INSTRUCTION
Omit the pictures and print exactly the lines of the listing below, starting at the first and ending at the line containing "30.3, 30.1, 25];".
%%
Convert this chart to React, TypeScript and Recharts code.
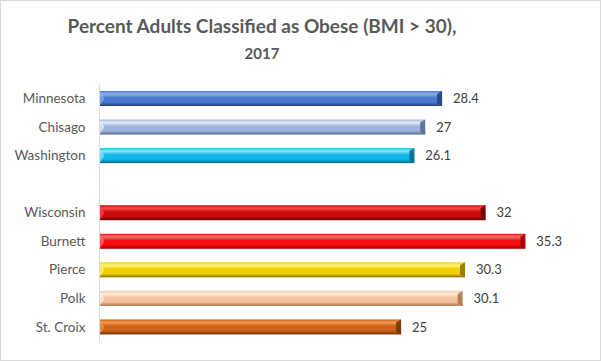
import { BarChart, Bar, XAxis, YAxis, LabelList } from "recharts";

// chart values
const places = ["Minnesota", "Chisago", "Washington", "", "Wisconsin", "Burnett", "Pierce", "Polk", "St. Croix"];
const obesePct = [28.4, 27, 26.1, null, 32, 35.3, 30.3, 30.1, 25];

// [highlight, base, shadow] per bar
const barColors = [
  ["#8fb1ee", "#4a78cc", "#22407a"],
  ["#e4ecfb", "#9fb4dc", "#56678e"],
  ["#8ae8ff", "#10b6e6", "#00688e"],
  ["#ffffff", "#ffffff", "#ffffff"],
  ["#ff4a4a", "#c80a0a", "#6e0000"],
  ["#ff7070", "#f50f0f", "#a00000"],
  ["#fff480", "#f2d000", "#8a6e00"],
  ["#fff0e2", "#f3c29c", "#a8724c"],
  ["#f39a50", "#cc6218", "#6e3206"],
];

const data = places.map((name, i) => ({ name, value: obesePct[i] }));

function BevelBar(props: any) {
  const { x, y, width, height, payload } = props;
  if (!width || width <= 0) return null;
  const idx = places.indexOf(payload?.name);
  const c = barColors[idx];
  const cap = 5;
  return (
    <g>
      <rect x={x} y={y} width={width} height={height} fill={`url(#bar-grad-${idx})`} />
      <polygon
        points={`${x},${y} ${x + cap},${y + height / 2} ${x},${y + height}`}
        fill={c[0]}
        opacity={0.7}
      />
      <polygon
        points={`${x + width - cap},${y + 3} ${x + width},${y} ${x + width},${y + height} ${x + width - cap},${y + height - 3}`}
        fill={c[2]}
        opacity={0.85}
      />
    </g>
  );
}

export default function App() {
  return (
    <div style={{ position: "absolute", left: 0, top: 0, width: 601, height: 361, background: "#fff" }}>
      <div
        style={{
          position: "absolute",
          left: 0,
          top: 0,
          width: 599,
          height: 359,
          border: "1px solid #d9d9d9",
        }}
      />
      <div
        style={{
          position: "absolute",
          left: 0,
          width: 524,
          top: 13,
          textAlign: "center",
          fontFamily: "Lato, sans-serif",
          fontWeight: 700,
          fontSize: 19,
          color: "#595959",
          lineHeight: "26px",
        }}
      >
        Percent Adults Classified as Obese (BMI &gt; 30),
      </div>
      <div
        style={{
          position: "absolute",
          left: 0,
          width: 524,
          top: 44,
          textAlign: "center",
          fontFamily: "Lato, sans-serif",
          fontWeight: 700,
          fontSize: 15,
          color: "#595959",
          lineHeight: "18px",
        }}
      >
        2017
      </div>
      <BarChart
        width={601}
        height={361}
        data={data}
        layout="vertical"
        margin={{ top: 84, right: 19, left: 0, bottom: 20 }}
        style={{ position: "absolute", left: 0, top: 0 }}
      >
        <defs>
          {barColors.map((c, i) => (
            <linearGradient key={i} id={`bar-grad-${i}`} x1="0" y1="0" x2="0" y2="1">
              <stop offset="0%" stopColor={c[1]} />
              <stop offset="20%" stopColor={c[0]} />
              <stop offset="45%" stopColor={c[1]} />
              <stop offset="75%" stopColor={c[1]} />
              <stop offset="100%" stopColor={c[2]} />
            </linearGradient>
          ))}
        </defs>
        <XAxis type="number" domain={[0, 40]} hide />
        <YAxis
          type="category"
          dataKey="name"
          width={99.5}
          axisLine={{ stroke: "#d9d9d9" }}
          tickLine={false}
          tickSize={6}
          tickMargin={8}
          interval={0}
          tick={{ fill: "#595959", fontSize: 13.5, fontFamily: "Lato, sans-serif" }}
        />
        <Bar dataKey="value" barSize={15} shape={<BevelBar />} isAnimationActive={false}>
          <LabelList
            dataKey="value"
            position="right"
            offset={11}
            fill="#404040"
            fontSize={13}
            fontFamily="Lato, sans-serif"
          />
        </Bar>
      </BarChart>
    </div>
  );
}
%%
SOLUTION TO THIS TASK
Convert this chart to React, TypeScript and Recharts code.
import { BarChart, Bar, XAxis, YAxis, LabelList } from "recharts";

// chart values
const places = ["Minnesota", "Chisago", "Washington", "", "Wisconsin", "Burnett", "Pierce", "Polk", "St. Croix"];
const obesePct = [28.4, 27, 26.1, null, 32, 35.3, 30.3, 30.1, 25];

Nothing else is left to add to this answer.